12 EYLÜL VE "AĞLAYAN İP POLİTİKASI" PDF Drucken E-Mail
Geschrieben von: Erkiner   
Dienstag, den 20. Juli 2010 um 18:19 Uhr

Engin Erkiner: 12 Eylül denilince akla iki tarih geliyor: 12 Eylül askeri faşist darbesi ve bu yılın aynı gününde yapılacak olan “Anayasa referandumu”…

Başbakan Tayyip Erdoğan, referandumda evet oyu kullanılması için propagandaya, 12 Eylül darbesi ardından idam edilenlerin son mektuplarını okuyarak başladı ve bu arada da çok duygulandı ve ağladı. Başbakan’ın propaganda konuşmalarının özellikle İtalya ve Fransa politikacılarını izleyen kişilerce hazırlandığı belli oluyor. Konuşmak yetmez… Akılda kalacak bir eylem (mektupların okunması), duygusal dozu yüksek bir tutum (ağlamak) ve buradan hareketle konuyu esasa bağlamak (12 Eylülcülerin Anayasasına karşı hayır oyu verin!) gerekir.

Fransa’da Sarkozy, İtalya’da Berlusconi bu tür numaraları sıkça kullanırlar.

Genel kural: etkili bir örnek bulmak ve buradan genelleme yapmaktır.

Başbakan’ın yapmaya çalıştığı da budur!

Ülkemizde politikanın günlük yapıldığı, kısa süre önce yapılanların ise genellikle unutulduğu bilinir. Ne ki, bu durum, kısa süre önce ne yapıldığını hatırlatanlar çıkmayacaktır anlamına gelmez.

Başbakan Erdoğan, kısa süre önce, MHP Başkanı Devlet Bahçeli ile tartışmasında, “Öcalan’ın idam edilmemesi sizin döneminizde oldu” dememiş miydi?

Bunu neye karşılık olarak söylemişti?

Bahçeli, her zamanki demagojik üslubuyla, “Öcalan idam edilirse çatışmaların duracağını” gündeme getirmiş, Başbakan da kendisine böyle bir cevap vermişti…

Gerçekte vermesi gereken cevap şöyle olmalıydı:

“Bu ülkede idam cezası kaldırılmıştır ve her fırsatta bu cezanın yeniden konulmasını istemek yanlıştır. İdam cezasının çatışmaları engelleyemediği hem 12 Mart ve hem de 12 Eylül sonrasında yeterince görülmüştür.”

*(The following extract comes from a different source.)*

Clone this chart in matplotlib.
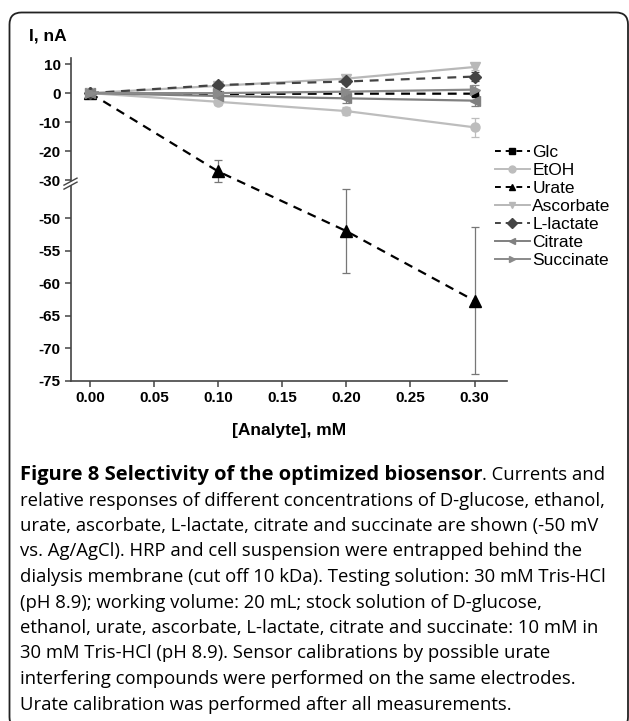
import matplotlib
matplotlib.use("Agg")
import matplotlib.pyplot as plt
import numpy as np
from matplotlib.patches import FancyBboxPatch, Polygon
from matplotlib.lines import Line2D
from matplotlib.transforms import IdentityTransform

# data
conc = [0.0, 0.1, 0.2, 0.3]
labels = ["Glc", "EtOH", "Urate", "Ascorbate", "L-lactate", "Citrate", "Succinate"]
glc = [0, -0.3, -0.2, -0.2]
glc_err = [0, 0.5, 0.5, 0.8]
etoh = [0, -3.0, -6.2, -11.8]
etoh_err = [0, 1.0, 1.5, 3.3]
urate = [0, -27.0, -52.0, -62.7]
urate_err = [0, 3.8, 6.5, 11.3]
ascorbate = [0, 2.5, 5.0, 9.0]
ascorbate_err = [0, 0.8, 1.0, 1.2]
lactate = [0, 2.8, 4.0, 5.7]
lactate_err = [0, 0.6, 1.0, 1.5]
citrate = [0, -1.0, -1.8, -2.6]
citrate_err = [0, 0.8, 1.5, 2.0]
succinate = [0, 0.0, 0.5, 1.2]
succinate_err = [0, 0.7, 1.0, 1.5]

x_ticks = [0.00, 0.05, 0.10, 0.15, 0.20, 0.25, 0.30]
y_ticks = [10, 0, -10, -20, -30, -50, -55, -60, -65, -70, -75]

caption_head = "Figure 8 Selectivity of the optimized biosensor"
caption_lines = [
    ". Currents and",
    "relative responses of different concentrations of D-glucose, ethanol,",
    "urate, ascorbate, L-lactate, citrate and succinate are shown (-50 mV",
    "vs. Ag/AgCl). HRP and cell suspension were entrapped behind the",
    "dialysis membrane (cut off 10 kDa). Testing solution: 30 mM Tris-HCl",
    "(pH 8.9); working volume: 20 mL; stock solution of D-glucose,",
    "ethanol, urate, ascorbate, L-lactate, citrate and succinate: 10 mM in",
    "30 mM Tris-HCl (pH 8.9). Sensor calibrations by possible urate",
    "interfering compounds were performed on the same electrodes.",
    "Urate calibration was performed after all measurements.",
]


# broken y axis: -31..-45 squeezed to almost nothing
def fwd(y):
    y = np.asarray(y, dtype=float)
    return np.where(y >= -31, 2.9 * y,
                    np.where(y >= -45, -89.9 + (y + 31) * (2.6 / 14),
                             -92.5 + (y + 45) * 6.5))


def inv(f):
    f = np.asarray(f, dtype=float)
    return np.where(f >= -89.9, f / 2.9,
                    np.where(f >= -92.5, -31 + (f + 89.9) * 14 / 2.6,
                             -45 + (f + 92.5) / 6.5))


W, H = 629, 721
fig = plt.figure(figsize=(W / 100, H / 100), dpi=100)
plt.rcParams['font.family'] = ['Liberation Sans', 'DejaVu Sans']

# outer rounded box
box = FancyBboxPatch((9.5, -8), 618.5, H - 12.5 + 8, boxstyle="round,pad=0,rounding_size=12",
                     transform=IdentityTransform(), fc='none', ec='#222222', lw=1.3)
fig.add_artist(box)

ax = fig.add_axes([71 / W, 1 - 380.7 / H, 436 / W, 322.7 / H])
ax.set_yscale('function', functions=(fwd, inv))

series = [
    (glc, glc_err, 'k', 's', '--', 5, 'k'),
    (etoh, etoh_err, '#bdbdbd', 'o', '-', 6.5, '#bdbdbd'),
    (urate, urate_err, 'k', '^', '--', 8.5, '#777777'),
    (ascorbate, ascorbate_err, '#b8b8b8', 'v', '-', 7.5, '#b8b8b8'),
    (lactate, lactate_err, '#444444', 'D', '--', 6.5, '#444444'),
    (citrate, citrate_err, '#808080', '<', '-', 7.5, '#808080'),
    (succinate, succinate_err, '#8a8a8a', '>', '-', 7.5, '#8a8a8a'),
]
handles = []
for (vals, err, col, mk, ls, ms, ecol), lab in zip(series, labels):
    ax.errorbar(conc, vals, yerr=err, fmt='none', ecolor=ecol, elinewidth=0.9,
                capsize=3, capthick=0.9, zorder=2)
    ax.plot(conc, vals, color=col, marker=mk, ls=ls, lw=1.6, ms=ms,
            dashes=(4, 3) if ls == '--' else (None, None), zorder=3)
    h = Line2D([], [], color=col, marker=mk, ls=ls, lw=1.4, ms=5,
               dashes=(3, 2.5) if ls == '--' else (None, None))
    handles.append(h)

ax.set_xlim(-0.01482, 0.3253)
ax.set_ylim(-75, 12.1)
ax.set_xticks(x_ticks)
ax.set_xticklabels(["%.2f" % v for v in x_ticks])
ax.set_yticks(y_ticks)
ax.set_yticklabels([str(v) for v in y_ticks])
ax.yaxis.set_minor_locator(matplotlib.ticker.NullLocator())

for s in ['top', 'right']:
    ax.spines[s].set_visible(False)
for s in ['left', 'bottom']:
    ax.spines[s].set_color('#444444')
    ax.spines[s].set_linewidth(1.2)
ax.tick_params(direction='out', length=4.5, width=1.1, color='#444444',
               labelsize=11, pad=3)
for t in ax.get_xticklabels() + ax.get_yticklabels():
    t.set_fontweight('bold')

# axis break marks at -30
y30 = ax.transData.transform((0, -30))[1]
xs = ax.transAxes.transform((0, 0))[0]
gap = Polygon([(xs - 7, y30 - 5), (xs + 6, y30 + 2), (xs + 6, y30 - 2), (xs - 7, y30 - 9)],
              closed=True, transform=IdentityTransform(), fc='white', ec='none', zorder=5)
fig.add_artist(gap)
for dy in (0, -4):
    fig.add_artist(Line2D([xs - 7, xs + 6], [y30 - 5 + dy, y30 + 2 + dy], color='#444444',
                          lw=1.0, transform=IdentityTransform(), zorder=6))

fig.text(29 / W, 1 - 36 / H, "I, nA", fontsize=12.5, fontweight='bold', va='center', ha='left')
fig.text(289 / W, 1 - 431 / H, "[Analyte], mM", fontsize=12.5, fontweight='bold',
         va='center', ha='center')

fig.legend(handles, labels, loc='upper left', bbox_to_anchor=(495 / W, 1 - 145 / H),
           frameon=False, fontsize=12.5, handlelength=2.0, handletextpad=0.15,
           labelspacing=0.16, borderaxespad=0, borderpad=0)

# caption
cap_font = ['Open Sans', 'DejaVu Sans']
y0 = 475
pitch = 25.5
t1 = fig.text(20 / W, 1 - y0 / H, caption_head, fontsize=14.5, fontweight='bold',
              family=cap_font, va='center', ha='left')
fig.canvas.draw()
bb = t1.get_window_extent()
fig.text(bb.x1 / W, 1 - y0 / H, caption_lines[0], fontsize=13.3, family=cap_font,
         va='center', ha='left')
for i, line in enumerate(caption_lines[1:], start=1):
    fig.text(20 / W, 1 - (y0 + i * pitch) / H, line, fontsize=13.3, family=cap_font,
             va='center', ha='left')

fig.savefig("out.png", dpi=100)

12 Eylül sonrasında idam edilenlerin son mektuplarını okuyan bir Başbakan’ın böyle konuşması gerekirdi.

Ama ne gezer!

Başbakan’ın hiçbir değeri yerine oturmamış!

Ne insan hakları, ne idama karşı olmak, ne Kürt halkının hakları ve ne de genel olarak demokratik haklar…

O’nun için değerlere sahip olmanın tek kıstası bulunuyor: ne kadar işe yararlar!

12 Eylül’ün idamlarını kınamak referandumda işime yarayacaksa, bunlara karşı olurum; yoksa, beni hiç ilgilendirmez!

Benzer bir politikayı “Kürt açılımı”nda da görmüştük…

Ne Başbakan’ın ne de kabinenin kayda değer hiçbir planı yoktu. Olayların akışına göre yön belirliyorlardı.

Sorun, Kürt halkının demokratik haklarının tanınması değildi…

ABD’nin Irak’tan çekilmeye başlamasıyla bölgede Türkiye için önemli bir fırsat doğuyordu. Bu fırsatı değerlendirmek için de “Kürt açılımı” gerekliydi.

Açılım’ın ardındaki mantık tamamen böyleydi.

Ve bu faydacı mantık bile doğru dürüst bir plana dayanmıyordu…

Bir yıl süren Açılım sürecinde bir o yana bir bu yana savrulmaları, birbiriyle çelişkili uygulamalara yönelmeleri bu nedenledir.

Bunlar böyledir!

İşlerine öyle geldiğinde 12 Eylül’ün idamlarına ağlarlar, işlerine başka türlü geldiğinde Devlet Bahçeli ile “idam ipi” tartışmasına girerler…

Takiyyecilikte bile biraz olsun ilke olur ama burada o bile bulunmuyor.